Each of these technologies was identified using three tests:

1. It is an important area of scientific advance

2. Britain has a distinctive capability

3. It has identifiable commercial opportunities

The eight technologies were:

1. The "Big Data" revolution and innovations in energy efficient computing;

2. Satellites and analysis of the data they provide

3. Robotics and autonomous systems,

4. Synthetic biology;

5. Regenerative medicine,

6. Agricultural technologies,

7. Advanced materials and

8. Energy storage.

While this is a prudent and appropriate way to make a choice that must be made, it is interesting to try to correlate the eight technologies with the seven catapult centres.
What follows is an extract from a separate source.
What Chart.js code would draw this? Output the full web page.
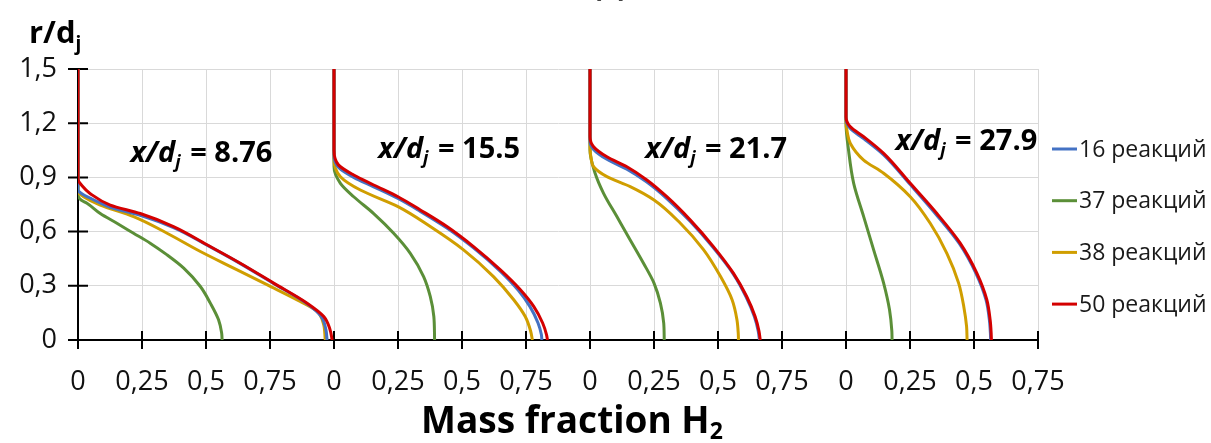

There is great room for confusion about where the strategic priorities of the government actually lie simply between these two programmes.

And then there are the Technology Strategy Board's fifteen Knowledge Transfer Networks, described by the board,

"Knowledge transfer is critical to enable UK businesses to compete successfully at the forefront of global technology and innovation. Knowledge Transfer Networks (KTNs) are one of the Technology Strategy Board's key tools for doing this - facilitating the UK's innovation communities to connect, collaborate and find out about new opportunities in key research and technology sectors."

The KTNs are:

1. Aerospace, Aviation and Defence

2. Biosciences

3. Chemistry Innovation

4. Creative Industries

5. Electronics, Sensors, Photonics

6. Energy Generation and Supply

7. Environmental Sustainability

8. Financial Services

9. HealthTech and Medicines

10. ICT

11. Industrial Mathematics

12. Materials

13. Modern Built Environment

14. Nanotechnology

15. Transport

On top of this, and the centrepiece of BIS's current industrial activism, eleven sector specific industrial strategies have already been announced or are in development. Appropriately they are often in sectors where we are already internationally successful and wish to maintain that success such as life sciences, information technology and aerospace.

A Business, Innovation and Skills Department paper in September 2012 reviewed "a range of evidence on which sectors could make the greater contribution to future economic growth and employment in the UK, and then consider[ed] in which Government action could add most value."

This led the government to choose the following sectors for more detailed work:

1. Aerospace

2. Automotives

3. Non-health life sciences

4. Nuclear

5. Renewables

6. Oil and gas

7. Chemicals/Pharmaceuticals

8. Information economy

9. Education exports

10. Construction

11. Business services

Strangely, the list does not appear to be complete, or event to reflect the full scope of the government's work to collaborate with industry. For example Defence, which is the subject of a defence growth partnership rather than a sector strategy and Space, has its own Space Leadership Council. This does leave the government's presentation of its work on industrial strategy a little opaque.

More worryingly, the list does not include many important areas of manufacturing, technology and design. It's not clear how the range of products developed by James Dyson would fit into the list, for example. And it is very surprising indeed to see no mention of 3-d printing or imaging technology.

One sector which many other manufacturing sectors derive benefit from, but which is not featured, is the Motorsport sector. Distinct from the broader Automotive sector (and in many respects closer to Aerospace), sceptics might attribute its success to the lack of intervention, but that would be a deception. Ensuring the right climate in the UK for this world class sector is vital if we are to fight off international interest in attracting the very successful companies in the sector to other countries.